Four years after See You Shine, his seventeen-track album released in 2021, Glassio returns today with The Imposter. The new record arrives after a long stretch of transition, both personal and geographical, and stands as his third full-length to date.
“To anyone who’s waited four years for another full-length album, the wait ends tonight. Thank you for sticking by. And to anyone who’s found me more recently, I’m grateful you’re here and can’t wait to share this album with you,” he shared a few hours ago, just before unveiling his new project to the world. This is not just a release, it is a return. The final preview before the drop came three weeks ago with I’m So Far Away, now included in the tracklist. In less than a month, the song has garnered nearly fifty thousand streams, quietly building momentum ahead of the full project. It offered an early glimpse into the emotional landscape Glassio is navigating here.
When we last featured him at the end of 2023, he was exploring variation through an EP built around different versions of the same composition. With The Imposter, that introspection expands across thirteen tracks written after relocating from New York to London and embracing sobriety. Conceived as a self-portrait in motion, the album navigates doubt, distance, and reconstruction, documenting what happens when illusion begins to fall away.

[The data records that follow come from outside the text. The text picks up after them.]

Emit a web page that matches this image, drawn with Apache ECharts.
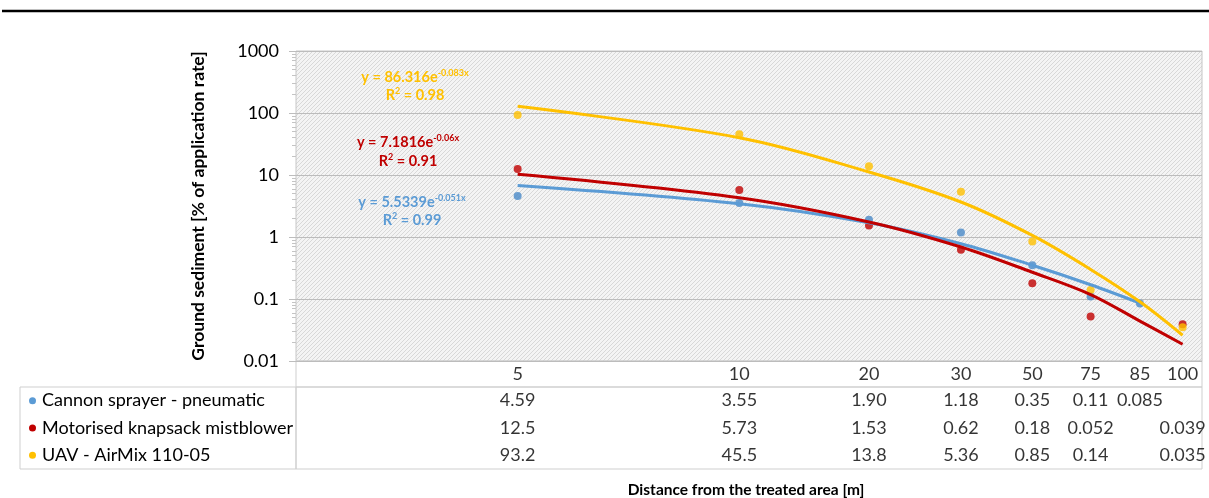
<!DOCTYPE html>
<html><head><meta charset="utf-8">
<script src="https://cdn.jsdelivr.net/npm/echarts@6/dist/echarts.min.js"></script>
<style>html,body{margin:0;padding:0;background:#fff}#c{width:1209px;height:498px}</style>
</head><body><div id="c"></div>
<script>
// ---- data ----
const distances = ['5', '10', '20', '30', '50', '75', '85', '100'];
const seriesNames = ['Cannon sprayer - pneumatic', 'Motorised knapsack mistblower', 'UAV - AirMix 110-05'];
const cannon   = [4.59, 3.55, 1.90, 1.18, 0.35, 0.11, 0.085, null];
const knapsack = [12.5, 5.73, 1.53, 0.62, 0.18, 0.052, null, 0.039];
const uav      = [93.2, 45.5, 13.8, 5.36, 0.85, 0.14, null, 0.035];
// trend curves
const cannonTrend   = [6.8, 3.45, 1.7, 0.78, 0.35, 0.17, 0.086, null];
const knapsackTrend = [10.3, 4.3, 1.75, 0.69, 0.27, 0.118, 0.044, 0.0186];
const uavTrend      = [128, 40, 11.2, 3.67, 1.06, 0.30, 0.09, 0.026];
const equationA  = ['5.5339', '7.1816', '86.316'];
const equationB  = ['-0.051x', '-0.06x', '-0.083x'];
const equationR2 = ['0.99', '0.91', '0.98'];
const yMin = 0.01, yMax = 1000;

// ---- styling ----
const colors = ['#5B9BD5', '#C00000', '#FFC000'];
const dotColors = ['#4A89C8', '#C00000', '#FFC000'];
const FONT = 'Lato';
const values = [cannon, knapsack, uav];
const trends = [cannonTrend, knapsackTrend, uavTrend];

function pairs(arr) { return arr.map((v, i) => v == null ? null : [i + 1, v]).filter(Boolean); }
function fmt(v) { return v >= 1 ? v.toPrecision(3) : v.toPrecision(2); }

// hatched background pattern
const pc = document.createElement('canvas');
pc.width = 4; pc.height = 4;
const pctx = pc.getContext('2d');
pctx.fillStyle = '#f4f4f4'; pctx.fillRect(0, 0, 4, 4);
pctx.fillStyle = '#d8d8d8';
for (let i = 0; i < 4; i++) pctx.fillRect(i, 3 - i, 1, 1);

// minor tick positions (log-decade decoration)
const minorTicks = [];
for (let n = -2; n < 3; n++) for (let k = 2; k <= 9; k++) minorTicks.push(n + Math.log10(k));

const chart = echarts.init(document.getElementById('c'), null, { renderer: 'canvas' });

const grids = [
  { left: 296, right: 7, top: 51, bottom: 137, show: true, backgroundColor: { image: pc, repeat: 'repeat' }, borderColor: '#c6c6c6', borderWidth: 1 },
  { left: 296, right: 7, top: 361, height: 26, show: true, borderColor: '#cfcfcf', borderWidth: 1 },
  { left: 296, right: 7, top: 387, bottom: 29, show: true, borderColor: '#cfcfcf', borderWidth: 1 },
  { left: 20, right: 913, top: 387, bottom: 29, show: true, borderColor: '#cfcfcf', borderWidth: 1 }
];

const hiddenLogX = (gi) => ({ type: 'log', gridIndex: gi, min: 0.5, max: 8.5, logBase: 10, show: false });

const xAxes = [hiddenLogX(0), hiddenLogX(1), hiddenLogX(2), { type: 'value', gridIndex: 3, show: false }];

const yAxes = [
  {
    type: 'log', gridIndex: 0, min: yMin, max: yMax, logBase: 10, splitNumber: 5,
    axisLine: { show: false },
    axisTick: { show: true, length: 7, lineStyle: { color: '#bdbdbd' } },
    axisLabel: { formatter: v => String(v), fontFamily: FONT, fontSize: 18, color: '#000', margin: 17 },
    splitLine: { show: true, lineStyle: { color: '#bcbcbc', width: 1 } },
    name: 'Ground sediment [% of application rate]', nameLocation: 'middle', nameGap: 89, nameRotate: 90,
    nameTextStyle: { fontFamily: FONT, fontWeight: 'bold', fontSize: 17.5, color: '#000' }
  },
  {
    type: 'value', gridIndex: 0, min: -2, max: 3, position: 'left',
    axisLine: { show: false }, axisLabel: { show: false }, splitLine: { show: false },
    axisTick: { show: true, customValues: minorTicks, length: 4, lineStyle: { color: '#c4c4c4' } }
  },
  { type: 'category', gridIndex: 1, data: [''], show: false },
  { type: 'category', gridIndex: 2, data: seriesNames, inverse: true, show: false },
  {
    type: 'category', gridIndex: 3, data: seriesNames, inverse: true,
    axisLine: { show: false }, axisTick: { show: false }, splitLine: { show: false },
    axisLabel: {
      inside: true, margin: 9,
      formatter: (v, i) => '{d' + i + '| }{t|' + v + '}',
      rich: {
        d0: { width: 7, height: 7, borderRadius: 4, backgroundColor: colors[0] },
        d1: { width: 7, height: 7, borderRadius: 4, backgroundColor: colors[1] },
        d2: { width: 7, height: 7, borderRadius: 4, backgroundColor: colors[2] },
        t: { fontFamily: FONT, fontSize: 18, color: '#000', padding: [0, 0, 0, 6] }
      }
    }
  }
];

const series = [];
// scatter dots
values.forEach((arr, s) => {
  series.push({
    name: seriesNames[s], type: 'scatter', xAxisIndex: 0, yAxisIndex: 0,
    data: pairs(arr), symbolSize: 8, itemStyle: { color: dotColors[s] }, z: 2
  });
});
// trend curves
trends.forEach((arr, s) => {
  series.push({
    type: 'line', xAxisIndex: 0, yAxisIndex: 0, data: pairs(arr), smooth: 0.35,
    showSymbol: false, lineStyle: { width: 3, color: colors[s] }, itemStyle: { color: colors[s] }, z: 3
  });
});
// header row (distances)
series.push({
  type: 'scatter', xAxisIndex: 1, yAxisIndex: 2, symbolSize: 1, itemStyle: { color: 'rgba(0,0,0,0)' },
  data: distances.map((d, i) => ({ value: [i + 1, 0], name: d })),
  label: { show: true, position: 'inside', formatter: p => p.name, fontFamily: FONT, fontSize: 18, color: '#000' }
});
// table values
values.forEach((arr, s) => {
  series.push({
    type: 'scatter', xAxisIndex: 2, yAxisIndex: 3, symbolSize: 1, itemStyle: { color: 'rgba(0,0,0,0)' },
    data: arr.map((v, i) => v == null ? null : { value: [i + 1, s], txt: fmt(v) }).filter(Boolean),
    label: { show: true, position: 'inside', formatter: p => p.data.txt, fontFamily: FONT, fontSize: 18, color: '#000' }
  });
});

// equation annotations
function eqText(s, cx, y1, y2) {
  const c = colors[s];
  const rich = {
    m: { fontFamily: FONT, fontSize: 14.5, fontWeight: 'bold', fill: c, lineHeight: 17 },
    s: { fontFamily: FONT, fontSize: 9, fontWeight: 'bold', fill: c, lineHeight: 9, verticalAlign: 'top' }
  };
  return [
    { type: 'text', x: cx, y: y1, style: { text: '{m|y = ' + equationA[s] + 'e}{s|' + equationB[s] + '}', rich, fill: c, align: 'center', verticalAlign: 'middle' } },
    { type: 'text', x: cx, y: y2, style: { text: '{m|R}{s|2}{m| = ' + equationR2[s] + '}', rich, fill: c, align: 'center', verticalAlign: 'middle' } }
  ];
}

const graphics = [].concat(
  eqText(2, 415, 77, 95),
  eqText(1, 408, 142, 161),
  eqText(0, 412, 202, 220),
  [
    { type: 'text', x: 746, y: 490, style: { text: 'Distance from the treated area [m]', fontFamily: FONT, fontSize: 15.5, fontWeight: 'bold', fill: '#000', align: 'center', verticalAlign: 'middle' } },
    { type: 'line', shape: { x1: 2, y1: 11, x2: 1209, y2: 11 }, style: { stroke: '#000', lineWidth: 2.5 } }
  ]
);

chart.setOption({
  animation: false,
  backgroundColor: '#fff',
  grid: grids,
  xAxis: xAxes,
  yAxis: yAxes,
  series: series,
  graphic: graphics
});
</script></body></html>
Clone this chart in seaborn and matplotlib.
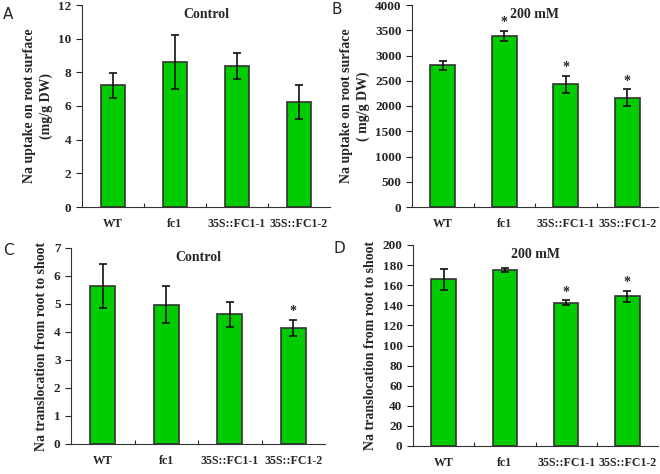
import numpy as np
import pandas as pd
import matplotlib
matplotlib.use("Agg")
import matplotlib.pyplot as plt
import seaborn as sb

lines = ['WT', 'fc1', '35S::FC1-1', '35S::FC1-2']

uptake_ctrl = [7.22, 8.6, 8.38, 6.22]
uptake_ctrl_sd = [0.72, 1.6, 0.77, 1.0]
uptake_salt = [2810, 3385, 2433, 2162]
uptake_salt_sd = [90, 100, 170, 170]
transloc_ctrl = [5.63, 4.98, 4.63, 4.14]
transloc_ctrl_sd = [0.79, 0.65, 0.45, 0.29]
transloc_salt = [165.8, 174.8, 142.6, 148.9]
transloc_salt_sd = [10.3, 2.0, 2.2, 5.8]

# which bars get a significance star
stars_a = [False, False, False, False]
stars_b = [False, True, True, True]
stars_c = [False, False, False, True]
stars_d = [False, False, True, True]

sb.set_style("ticks")
plt.rcParams['font.family'] = ['Liberation Serif', 'DejaVu Serif']
plt.rcParams['font.weight'] = 'bold'

fig = plt.figure(figsize=(6.6, 4.74), dpi=100)
W, H = 660.0, 474.0


def box(l, r, t, b):
    return [l / W, (H - b) / H, (r - l) / W, (b - t) / H]


panels = [
    ('A', box(82, 330, 5, 207), uptake_ctrl, uptake_ctrl_sd, stars_a, 'Control',
     'Na uptake on root surface\n(mg/g DW)', (0, 12), 2, (0.005, 0.985)),
    ('B', box(412, 658, 5, 207), uptake_salt, uptake_salt_sd, stars_b, '200 mM',
     'Na uptake on root surface\n( mg/g DW)', (0, 4000), 500, (0.503, 0.996)),
    ('C', box(71, 325, 248, 444), transloc_ctrl, transloc_ctrl_sd, stars_c, 'Control',
     'Na translocation from root to shoot', (0, 7), 1, (0.005, 0.487)),
    ('D', box(413, 658, 245, 446), transloc_salt, transloc_salt_sd, stars_d, '200 mM',
     'Na translocation from root to shoot', (0, 200), 20, (0.505, 0.492)),
]

for letter, pos, vals, sd, stars, title, ylab, ylim, step, lpos in panels:
    ax = fig.add_axes(pos)
    df = pd.DataFrame({'line': lines, 'value': vals})
    sb.barplot(data=df, x='line', y='value', color='#00cc00', width=0.4,
               saturation=1, edgecolor='#333333', linewidth=1.2,
               errorbar=None, ax=ax)
    ax.errorbar(range(len(lines)), vals, yerr=sd, fmt='none', ecolor='#111111',
                elinewidth=1.2, capsize=3, capthick=1.2)
    for i, s in enumerate(stars):
        if s:
            ax.text(i, vals[i] + sd[i] + (ylim[1] - ylim[0]) * 0.008, '*',
                    ha='center', va='bottom', fontsize=10)
    ax.set_xlim(-0.5, 3.5)
    ax.set_ylim(*ylim)
    ax.set_yticks(np.arange(ylim[0], ylim[1] + step / 2, step))
    ax.set_xticks([0.5, 1.5, 2.5], minor=False)
    ax.set_xticklabels([])
    ax.set_xticks(range(len(lines)), minor=True)
    ax.set_xticklabels(lines, minor=True, fontsize=8.6, fontweight='bold')
    ax.tick_params(axis='x', which='minor', length=0, pad=8)
    ax.tick_params(axis='x', which='major', direction='in', length=3)
    ax.tick_params(axis='y', direction='out', length=4, labelsize=9.5)
    ax.set_xlabel('')
    ax.set_ylabel(ylab, fontsize=10, fontweight='bold', linespacing=1.3)
    for sp in ['top', 'right']:
        ax.spines[sp].set_visible(False)
    for sp in ['left', 'bottom']:
        ax.spines[sp].set_color('#333333')
    ax.text(0.5, 0.985, title, transform=ax.transAxes, ha='center', va='top',
            fontsize=10, fontweight='bold')
    fig.text(lpos[0], lpos[1], letter, family='DejaVu Sans', fontsize=11,
             fontweight='normal', va='top', ha='left')

fig.savefig('out.png', dpi=100)
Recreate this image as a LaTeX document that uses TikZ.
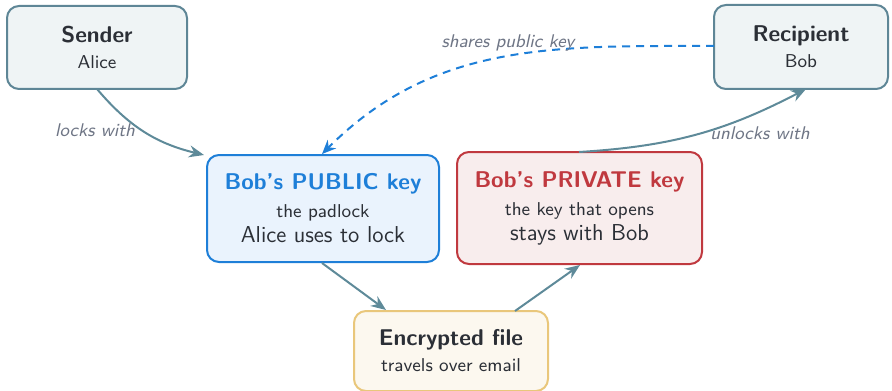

Tracks like Join the Club and Give Me Back My Future introduce a tension between expectation and fatigue, while Downtown Hero and I’m So Far Away lean into reflection. At its core, the record circles a persistent question about identity and purpose, most directly addressed in Hit or Bliss, a spoken reflection on creation and survival. “For a time, I lost my sense of self,” Sam admits. “I’d been performing roles — for people, for the industry, for an idea of who I thought I was supposed to be. This album was me stripping all that away and finding the real voice underneath.” 
That sense of searching runs from Join the Club to the closing Take a Look at the Flowers, featuring Madge. “That song became my way of ending the loop,” he explains. “After all the searching, it’s just about stopping for a second — seeing what’s still blooming around you. It’s the record’s exhale.”